[Begin Data supplied]
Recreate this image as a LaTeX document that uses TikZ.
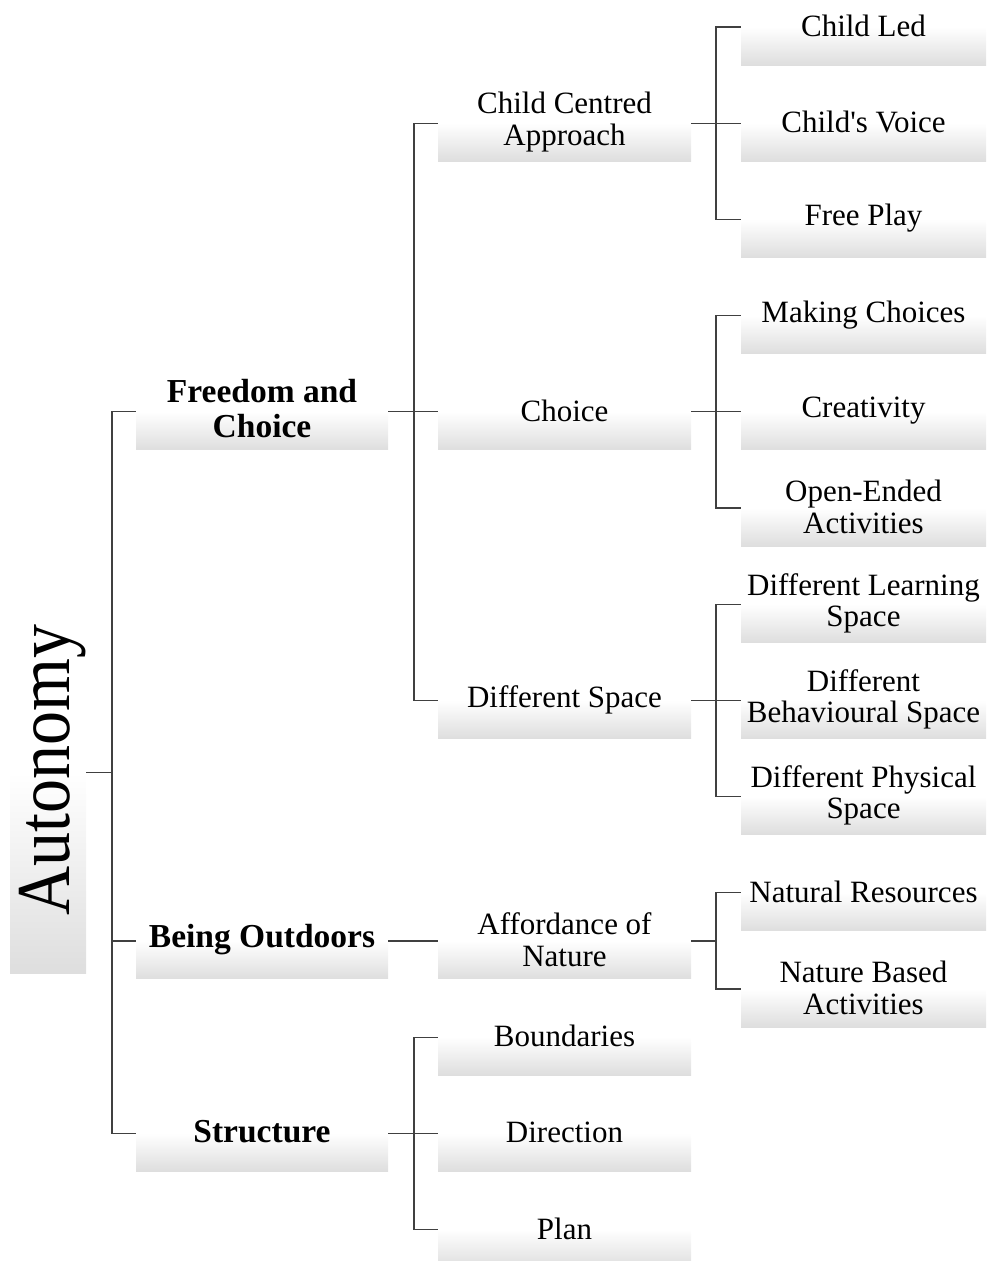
\documentclass[tikz,border=0pt]{standalone}
\usepackage{fontspec}
\setmainfont{Liberation Serif}
\begin{document}
\begin{tikzpicture}[x=1pt,y=-1pt,
  box/.style={shading=axis, top color=white, bottom color=black!13, draw=none,
    minimum height=38, inner sep=0, outer sep=0, anchor=north west},
  lone/.style={box, minimum width=252},
  ltwo/.style={box, minimum width=253},
  lthree/.style={box, minimum width=245},
  txt/.style={font=\fontsize{31}{31.5}\selectfont, align=center, inner sep=0, anchor=center},
  btxt/.style={txt, font=\fontsize{33.5}{35}\selectfont\bfseries},
  conn/.style={draw=black!75, line width=1.2}]
\useasboundingbox (0,0) rectangle (986,1261);
\begin{scope}
\clip (0,0) rectangle (986,1261);

% root
\node[box, minimum width=76, minimum height=201] (root) at (10,772.5) {};
\node[anchor=center, rotate=90, yscale=1.12, inner sep=0, font=\fontsize{68}{68}\selectfont] (troot) at (53,770) {Autonomy};

% level 1
\node[lone] (fc) at (136,411.8) {};
\node[lone] (bo) at (136,940.9) {};
\node[lone] (st) at (136,1133.3) {};

% level 2
\node[ltwo] (cca) at (438,123.2) {};
\node[ltwo] (ch)  at (438,411.8) {};
\node[ltwo] (ds)  at (438,700.4) {};
\node[ltwo] (an)  at (438,940.9) {};
\node[ltwo] (bd)  at (438,1037.1) {};
\node[ltwo] (dr)  at (438,1133.3) {};
\node[ltwo] (pl)  at (438,1229.5) {};

% level 3
\node[lthree] (cl)  at (741,27) {};
\node[lthree] (cv)  at (741,123.2) {};
\node[lthree] (fp)  at (741,219.4) {};
\node[lthree] (mc)  at (741,315.6) {};
\node[lthree] (cr)  at (741,411.8) {};
\node[lthree] (oe)  at (741,508) {};
\node[lthree] (dls) at (741,604.2) {};
\node[lthree] (dbs) at (741,700.4) {};
\node[lthree] (dps) at (741,796.6) {};
\node[lthree] (nr)  at (741,892.8) {};
\node[lthree] (nba) at (741,989) {};

% labels centred on each box's top edge
\node[btxt] (tfc) at ([yshift=3]fc.north) {Freedom and\\Choice};
\node[btxt] (tbo) at ([yshift=1.5]bo.north) {Being Outdoors};
\node[btxt] (tst) at ([yshift=1.5]st.north) {Structure};

\node[txt] (tcca) at ([yshift=1]cca.north) {Child Centred\\Approach};
\node[txt] (tch)  at ([yshift=1]ch.north) {Choice};
\node[txt] (tds)  at ([yshift=1]ds.north) {Different Space};
\node[txt] (tan)  at ([yshift=1]an.north) {Affordance of\\Nature};
\node[txt] (tbd)  at ([yshift=1]bd.north) {Boundaries};
\node[txt] (tdr)  at ([yshift=1]dr.north) {Direction};
\node[txt] (tpl)  at ([yshift=1]pl.north) {Plan};

\node[txt] (tcl)  at ([yshift=1.5]cl.north) {Child Led};
\node[txt] (tcv)  at ([yshift=1]cv.north) {Child\textquotesingle s Voice};
\node[txt] (tfp)  at ([yshift=1]fp.north) {Free Play};
\node[txt] (tmc)  at ([yshift=1]mc.north) {Making Choices};
\node[txt] (tcr)  at ([yshift=1]cr.north) {Creativity};
\node[txt] (toe)  at ([yshift=1]oe.north) {Open-Ended\\Activities};
\node[txt] (tdls) at ([yshift=1]dls.north) {Different Learning\\Space};
\node[txt] (tdbs) at ([yshift=1]dbs.north) {Different\\Behavioural Space};
\node[txt] (tdps) at ([yshift=1]dps.north) {Different Physical\\Space};
\node[txt] (tnr)  at ([yshift=1]nr.north) {Natural Resources};
\node[txt] (tnba) at ([yshift=1]nba.north) {Nature Based\\Activities};

% connectors
\foreach \c in {fc,bo,st}
  \draw[conn] (root.north east) -- ++(26,0) |- (\c.north west);
\foreach \c in {cca,ch,ds}
  \draw[conn] (fc.north east) -- ++(26,0) |- (\c.north west);
\draw[conn] (bo.north east) -- (an.north west);
\foreach \c in {bd,dr,pl}
  \draw[conn] (st.north east) -- ++(26,0) |- (\c.north west);
\foreach \c in {cl,cv,fp}
  \draw[conn] (cca.north east) -- ++(25,0) |- (\c.north west);
\foreach \c in {mc,cr,oe}
  \draw[conn] (ch.north east) -- ++(25,0) |- (\c.north west);
\foreach \c in {dls,dbs,dps}
  \draw[conn] (ds.north east) -- ++(25,0) |- (\c.north west);
\foreach \c in {nr,nba}
  \draw[conn] (an.north east) -- ++(25,0) |- (\c.north west);
\end{scope}
\end{tikzpicture}
\end{document}
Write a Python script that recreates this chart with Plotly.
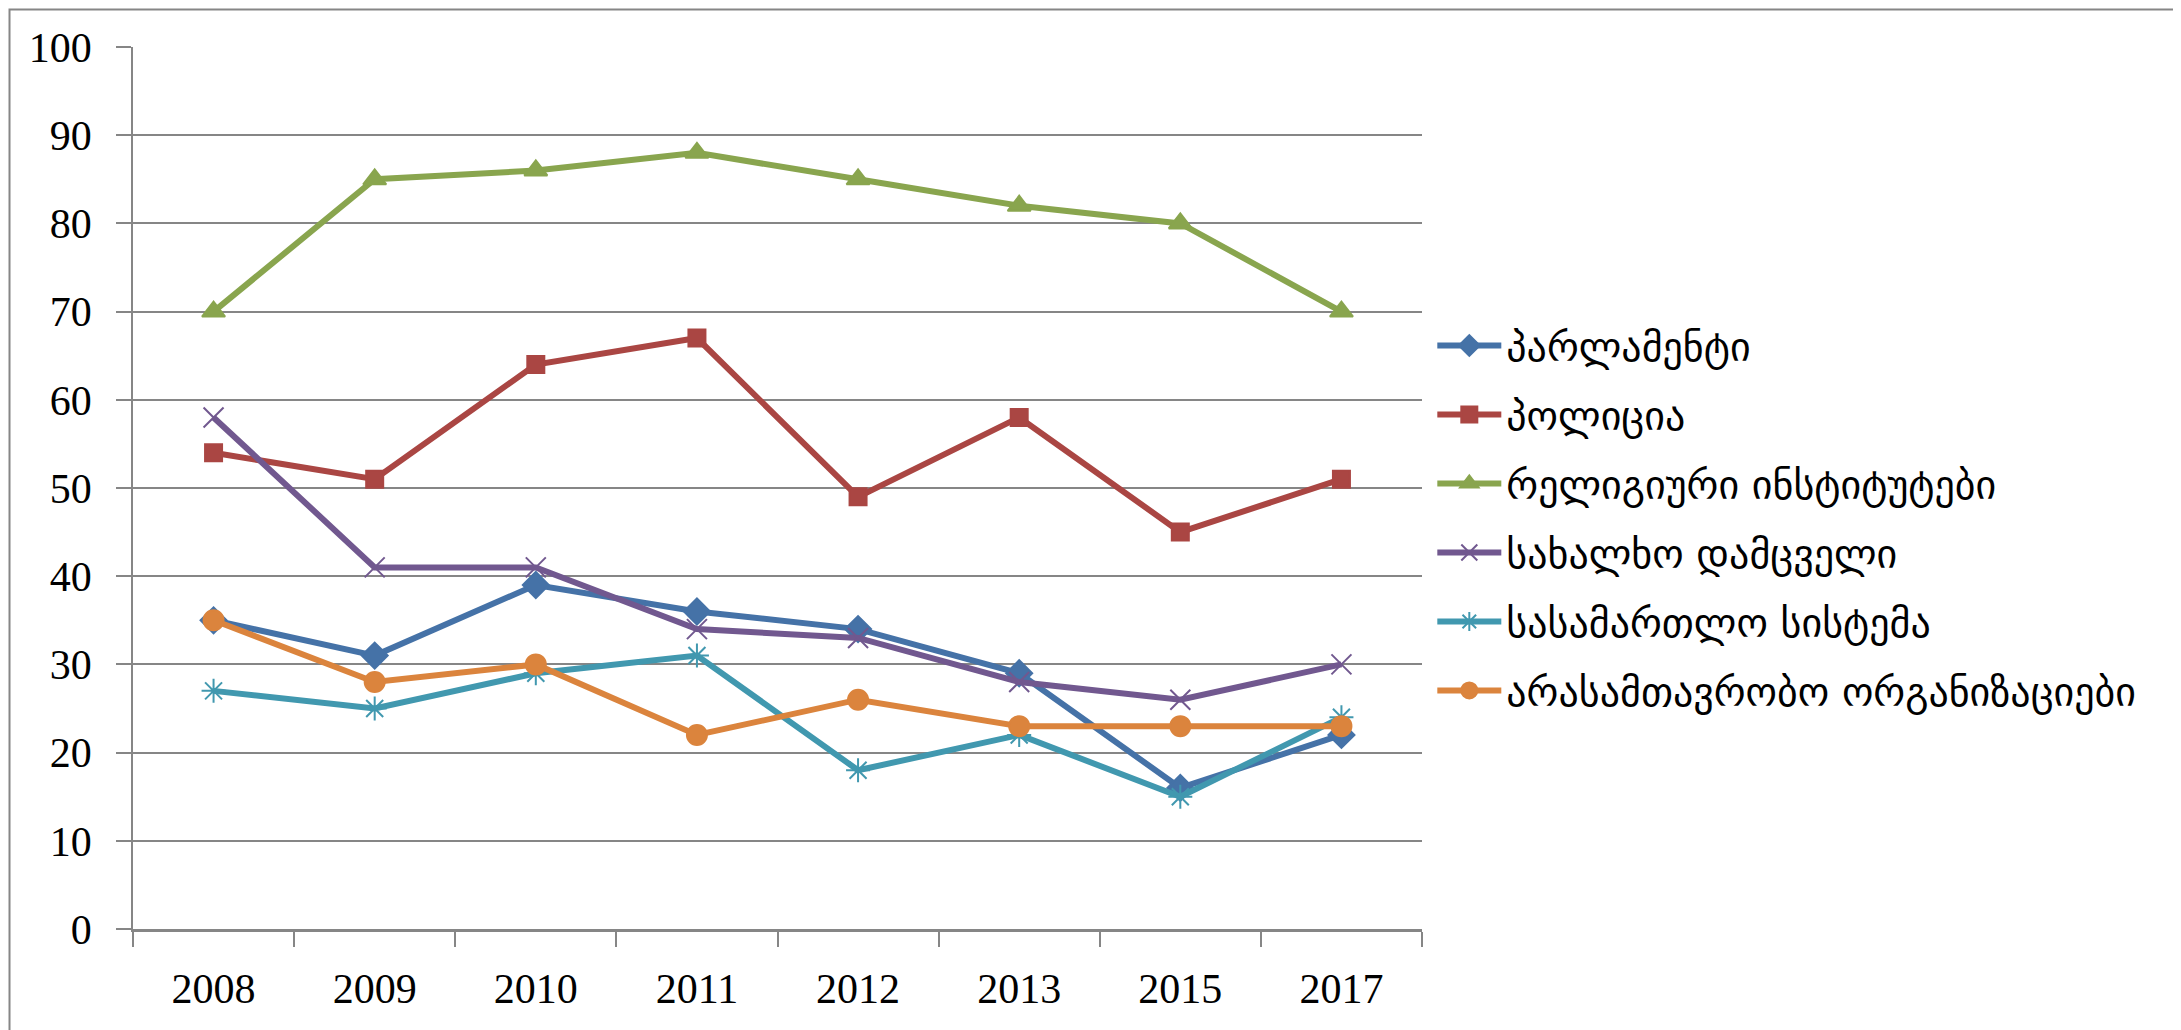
[End Data supplied]
- _Objective_
Give again, please, precisely the lines that begin the records and run through the line with "(nba) at (741,989)" in it, keeping both end lines and dropping any pictures.

- _Solution for this task_
Recreate this image as a LaTeX document that uses TikZ.
\documentclass[tikz,border=0pt]{standalone}
\usepackage{fontspec}
\setmainfont{Liberation Serif}
\begin{document}
\begin{tikzpicture}[x=1pt,y=-1pt,
  box/.style={shading=axis, top color=white, bottom color=black!13, draw=none,
    minimum height=38, inner sep=0, outer sep=0, anchor=north west},
  lone/.style={box, minimum width=252},
  ltwo/.style={box, minimum width=253},
  lthree/.style={box, minimum width=245},
  txt/.style={font=\fontsize{31}{31.5}\selectfont, align=center, inner sep=0, anchor=center},
  btxt/.style={txt, font=\fontsize{33.5}{35}\selectfont\bfseries},
  conn/.style={draw=black!75, line width=1.2}]
\useasboundingbox (0,0) rectangle (986,1261);
\begin{scope}
\clip (0,0) rectangle (986,1261);

% root
\node[box, minimum width=76, minimum height=201] (root) at (10,772.5) {};
\node[anchor=center, rotate=90, yscale=1.12, inner sep=0, font=\fontsize{68}{68}\selectfont] (troot) at (53,770) {Autonomy};

% level 1
\node[lone] (fc) at (136,411.8) {};
\node[lone] (bo) at (136,940.9) {};
\node[lone] (st) at (136,1133.3) {};

% level 2
\node[ltwo] (cca) at (438,123.2) {};
\node[ltwo] (ch)  at (438,411.8) {};
\node[ltwo] (ds)  at (438,700.4) {};
\node[ltwo] (an)  at (438,940.9) {};
\node[ltwo] (bd)  at (438,1037.1) {};
\node[ltwo] (dr)  at (438,1133.3) {};
\node[ltwo] (pl)  at (438,1229.5) {};

% level 3
\node[lthree] (cl)  at (741,27) {};
\node[lthree] (cv)  at (741,123.2) {};
\node[lthree] (fp)  at (741,219.4) {};
\node[lthree] (mc)  at (741,315.6) {};
\node[lthree] (cr)  at (741,411.8) {};
\node[lthree] (oe)  at (741,508) {};
\node[lthree] (dls) at (741,604.2) {};
\node[lthree] (dbs) at (741,700.4) {};
\node[lthree] (dps) at (741,796.6) {};
\node[lthree] (nr)  at (741,892.8) {};
\node[lthree] (nba) at (741,989) {};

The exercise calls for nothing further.